Como sucedió en Argentina durante el principio del ciclo K,
épocas de fuerte crecimiento (G) generan momentos transitorios (o incluso
estadísticamente ilusorios) de un cierre de la brecha, pero cuando el
crecimiento se ralentiza o desaparece (como sucedió en el mundo desde la crisis
de 2008), se hace evidente que el “derrame” es ascendente: los de abajo se van
más abajo con relación a lo que acumulan los de arriba.

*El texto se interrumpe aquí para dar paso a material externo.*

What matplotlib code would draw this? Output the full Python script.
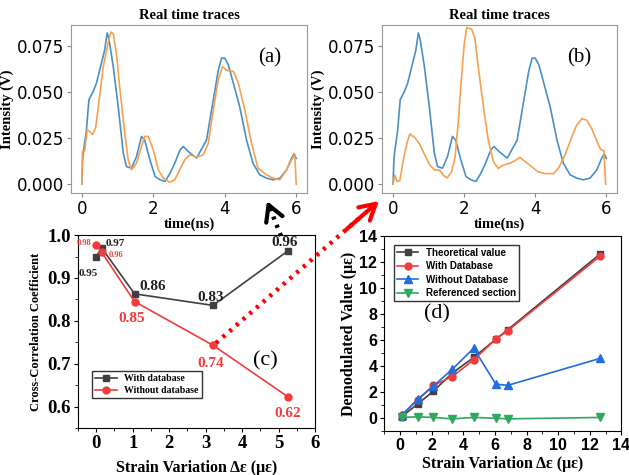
import matplotlib
matplotlib.use("Agg")
import matplotlib.pyplot as plt
from matplotlib.lines import Line2D
from matplotlib.patches import FancyArrowPatch
from matplotlib.ticker import MultipleLocator

# ---------------- data ----------------
# real time trace, reference (blue) - same in (a) and (b)
t_blue = [0.0, 0.02, 0.04, 0.13, 0.2, 0.32, 0.41, 0.5, 0.64, 0.71, 0.76, 0.88, 1.02, 1.16, 1.25,
          1.39, 1.53, 1.67, 1.76, 1.9, 2.05, 2.19, 2.33, 2.47, 2.6, 2.75, 2.84, 2.98, 3.21, 3.49,
          3.68, 3.82, 3.91, 4.0, 4.1, 4.24, 4.42, 4.61, 4.79, 4.98, 5.17, 5.35, 5.54, 5.73, 5.87,
          5.94, 6.0]
v_blue = [0.0, 0.012, 0.017, 0.0296, 0.046, 0.0505, 0.055, 0.062, 0.073, 0.0823, 0.079, 0.064,
          0.042, 0.017, 0.0096, 0.0087, 0.015, 0.026, 0.024, 0.0136, 0.0042, 0.0024, 0.0015,
          0.006, 0.0114, 0.0187, 0.0205, 0.0178, 0.0142, 0.024, 0.046, 0.062, 0.0686, 0.0686,
          0.065, 0.055, 0.042, 0.024, 0.0114, 0.0051, 0.0033, 0.0024, 0.0033, 0.0078, 0.0142,
          0.0165, 0.014]

# trace (a), orange - with database
t_orange_a = [0.0, 0.02, 0.08, 0.15, 0.22, 0.3, 0.39, 0.5, 0.6, 0.74, 0.81, 0.88, 0.97, 1.06,
              1.2, 1.3, 1.39, 1.53, 1.67, 1.76, 1.86, 2.0, 2.14, 2.28, 2.46, 2.6, 2.74, 2.88,
              3.02, 3.21, 3.4, 3.54, 3.68, 3.82, 3.94, 4.05, 4.24, 4.38, 4.56, 4.75, 4.93,
              5.17, 5.35, 5.54, 5.73, 5.87, 5.96, 6.0]
v_orange_a = [0.0, 0.018, 0.018, 0.0296, 0.0287, 0.027, 0.031, 0.048, 0.064, 0.077, 0.0828,
              0.082, 0.071, 0.053, 0.028, 0.013, 0.0078, 0.0114, 0.0205, 0.026, 0.026, 0.0187,
              0.0078, 0.0033, 0.0011, 0.0024, 0.0078, 0.0133, 0.016, 0.0147, 0.016, 0.0223,
              0.0405, 0.057, 0.064, 0.062, 0.0614, 0.055, 0.0405, 0.0223, 0.0087, 0.0051,
              0.0033, 0.0024, 0.0078, 0.0133, 0.016, 0.0]

# trace (b), orange - without database
t_orange_b = [0.0, 0.05, 0.11, 0.19, 0.28, 0.38, 0.47, 0.61, 0.75, 0.89, 1.03, 1.17, 1.31,
              1.41, 1.52, 1.64, 1.74, 1.83, 1.92, 2.0, 2.07, 2.21, 2.3, 2.39, 2.54, 2.68, 2.82,
              2.96, 3.1, 3.29, 3.47, 3.57, 3.71, 3.9, 4.08, 4.27, 4.51, 4.65, 4.84, 5.02, 5.16,
              5.31, 5.45, 5.59, 5.73, 5.84, 5.93, 5.98]
v_orange_b = [0.0, 0.0049, 0.0015, 0.002, 0.0123, 0.0217, 0.0273, 0.0254, 0.0217, 0.016,
              0.0105, 0.0077, 0.0077, 0.0049, 0.0034, 0.0067, 0.0142, 0.0329, 0.0572, 0.076,
              0.0853, 0.0843, 0.0797, 0.0647, 0.0423, 0.0236, 0.0123, 0.0086, 0.0105, 0.0114,
              0.0133, 0.0146, 0.0123, 0.0095, 0.0067, 0.0058, 0.0058, 0.0086, 0.0161, 0.0254,
              0.032, 0.0357, 0.0348, 0.0301, 0.0236, 0.0189, 0.0183, 0.0]

# (c) cross-correlation coefficient
strain_c = [0.0, 0.15, 1.05, 3.2, 5.25]
cc_with = [0.95, 0.97, 0.863, 0.836, 0.963]
cc_without = [0.978, 0.96, 0.845, 0.743, 0.623]
lbl_with = ["0.95", "0.97", "0.86", "0.83", "0.96"]
lbl_without = ["0.98", "0.96", "0.85", "0.74", "0.62"]

# (d) demodulated value
strain_d = [0.1, 1.1, 2.1, 3.3, 4.65, 6.05, 6.8, 12.65]
theory = [0.1, 1.05, 2.05, 3.45, 4.65, 6.05, 6.78, 12.62]
with_db = [0.2, 1.37, 2.5, 3.18, 4.46, 6.06, 6.7, 12.45]
without_db = [0.2, 1.42, 2.45, 3.74, 5.36, 2.6, 2.5, 4.58]
ref_section = [0.03, 0.08, 0.03, -0.08, 0.03, -0.03, -0.08, 0.03]

SERIF = "Liberation Serif"
SANS = "Liberation Sans"
BLUE = "#4a90c8"
ORANGE = "#f7a050"

fig = plt.figure(figsize=(6.29, 4.75), dpi=100)


def trace_panel(rect, t_o, v_o, tag):
    ax = fig.add_axes(rect)
    ax.plot(t_blue, v_blue, color=BLUE, lw=1.2)
    ax.plot(t_o, v_o, color=ORANGE, lw=1.2)
    ax.set_xlim(-0.3, 6.3)
    ax.set_ylim(-0.0047, 0.0868)
    ax.set_xticks([0, 2, 4, 6])
    ax.set_yticks([0.0, 0.025, 0.05, 0.075])
    ax.tick_params(labelsize=12, length=3, color="#888888", pad=2)
    for s in ax.spines.values():
        s.set_color("#999999")
    ax.set_title("Real time traces", family=SERIF, weight="bold", fontsize=10.5, pad=4)
    ax.set_xlabel("time(ns)", family=SERIF, weight="bold", fontsize=10.5, labelpad=0)
    ax.set_ylabel("Intensity (V)", family=SERIF, weight="bold", fontsize=10.5, labelpad=2)
    ax.text(0.84, 0.8, tag, transform=ax.transAxes, family=SERIF, fontsize=15,
            ha="center", va="center")
    return ax


ax_a = trace_panel([0.113, 0.594, 0.375, 0.354], t_orange_a, v_orange_a, "(a)")
ax_b = trace_panel([0.608, 0.594, 0.373, 0.354], t_orange_b, v_orange_b, "(b)")

# ---------------- (c) ----------------
ax_c = fig.add_axes([0.124, 0.099, 0.377, 0.406])
ax_c.plot(strain_c, cc_with, color="#404040", marker="s", ms=5, lw=1.2, label="With database")
ax_c.plot(strain_c, cc_without, color="#f03c3c", marker="o", ms=5, lw=1.2,
          label="Without database")
ax_c.set_xlim(-0.5, 6)
ax_c.set_ylim(0.55, 1.0)
ax_c.xaxis.set_major_locator(MultipleLocator(1))
ax_c.xaxis.set_minor_locator(MultipleLocator(0.5))
ax_c.yaxis.set_major_locator(MultipleLocator(0.1))
ax_c.yaxis.set_minor_locator(MultipleLocator(0.05))
ax_c.tick_params(which="major", length=3, labelsize=13.5, pad=2)
ax_c.tick_params(which="minor", length=2)
for lab in ax_c.get_xticklabels() + ax_c.get_yticklabels():
    lab.set_family(SERIF)
    lab.set_weight("bold")
ax_c.set_xlabel("Strain Variation Δε (με)", family=SERIF, weight="bold", fontsize=11.5,
                labelpad=6)
ax_c.set_ylabel("Cross-Correlation Coefficient", family=SERIF, weight="bold", fontsize=9,
                labelpad=4)

# value labels (offsets in points)
off_with = [(-6, -12), (10, 3), (13, 5), (-2, 6), (-2, 6)]
size_with = [8, 8, 11, 11, 11]
for x, y, s, o, fs in zip(strain_c, cc_with, lbl_with, off_with, size_with):
    ax_c.annotate(s, (x, y), xytext=o, textcoords="offset points", ha="center",
                  va="center", family=SERIF, weight="bold", fontsize=fs, color="#202020")
off_without = [(-9, 1), (10, -2), (-2, -12), (-2, -13), (0, -12)]
size_without = [6, 6, 11, 11, 11]
for x, y, s, o, fs in zip(strain_c, cc_without, lbl_without, off_without, size_without):
    ax_c.annotate(s, (x, y), xytext=o, textcoords="offset points", ha="center",
                  va="center", family=SERIF, weight="bold", fontsize=fs, color="#f03c3c")
ax_c.text(0.79, 0.35, "(c)", transform=ax_c.transAxes, family=SERIF, fontsize=16,
          ha="center", va="center")
ax_c.legend(loc="lower left", bbox_to_anchor=(0.04, 0.13), prop={"family": SERIF,
            "weight": "bold", "size": 7}, frameon=True, fancybox=False, edgecolor="black",
            borderpad=0.3, handlelength=2.2, labelspacing=0.3)

# ---------------- (d) ----------------
ax_d = fig.add_axes([0.611, 0.093, 0.377, 0.410])
ax_d.plot(strain_d, theory, color="#404040", marker="s", ms=5, lw=1.2,
          label="Theoretical value")
ax_d.plot(strain_d, with_db, color="#f03c3c", marker="o", ms=5, lw=1.2, label="With Database")
ax_d.plot(strain_d, without_db, color="#1f6fe0", marker="^", ms=6, lw=1.2,
          label="Without Database")
ax_d.plot(strain_d, ref_section, color="#2fa860", marker="v", ms=6, lw=1.2,
          label="Referenced section")
ax_d.set_xlim(-1, 14)
ax_d.set_ylim(-1, 14)
ax_d.xaxis.set_major_locator(MultipleLocator(2))
ax_d.xaxis.set_minor_locator(MultipleLocator(1))
ax_d.yaxis.set_major_locator(MultipleLocator(2))
ax_d.yaxis.set_minor_locator(MultipleLocator(1))
ax_d.tick_params(which="major", length=3, labelsize=11.5, pad=2)
ax_d.tick_params(which="minor", length=2)
for lab in ax_d.get_xticklabels() + ax_d.get_yticklabels():
    lab.set_family(SANS)
    lab.set_weight("bold")
ax_d.set_xlabel("Strain Variation Δε (με)", family=SERIF, weight="bold", fontsize=11.5,
                labelpad=2)
ax_d.set_ylabel("Demodulated Value (με)", family=SERIF, weight="bold", fontsize=11.5,
                labelpad=2)
ax_d.text(0.22, 0.6, "(d)", transform=ax_d.transAxes, family=SERIF, fontsize=16,
          ha="center", va="center")
ax_d.legend(loc="upper left", bbox_to_anchor=(0.02, 0.98), prop={"family": SANS,
            "weight": "bold", "size": 7}, frameon=True, fancybox=False, edgecolor="black",
            borderpad=0.3, handlelength=2.2, labelspacing=0.35)


# ---------------- dotted arrows between panels ----------------
def fig_xy(px, py):
    return (px / 629, 1 - py / 475)


def dotted_arrow(p0, p1, color):
    (x0, y0), (x1, y1) = fig_xy(*p0), fig_xy(*p1)
    # dotted shaft stops a little before the tip
    xs, ys = x0 + 0.9 * (x1 - x0), y0 + 0.9 * (y1 - y0)
    fig.add_artist(Line2D([x0, xs], [y0, ys], transform=fig.transFigure, color=color,
                          lw=3.2, linestyle=(0, (0.7, 1.3))))
    # solid open head
    xh, yh = x0 + 0.8 * (x1 - x0), y0 + 0.8 * (y1 - y0)
    fig.add_artist(FancyArrowPatch((xh, yh), (x1, y1), transform=fig.transFigure,
                                   arrowstyle="->,head_length=0.8,head_width=0.45",
                                   mutation_scale=14, color=color, lw=3,
                                   shrinkA=0, shrinkB=0))


dotted_arrow((281, 236), (267, 201), "black")
dotted_arrow((216, 343), (379, 201), "red")

fig.savefig("out.png", dpi=100)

Aunque no hay muchos datos sobre riqueza acumulada en
Argentina, el mapa del ingreso muestra que el 10 % de la pirámide se lleva un
33 % del total. Si a eso sumamos el capital preexistente, la desigualdad es
mucho más marcada.
Para peor, en el país ya pasó lo mejor del ciclo económico y
el mapa de desigualdad sólo mejoró si se lo compara con 2002. Si lo medimos con
el mapa de desigualdad del menemismo, los parámetros parecen calcados: la
pobreza sigue en torno al 27 % del total, alineada con los valores de la región
donde–allá lejos y hace tiempo–solíamos distinguirnos.
El 1 % de los ricos del mundo debería estar hoy más
preocupado que el 99 % restante por empezar los cambios, en serio.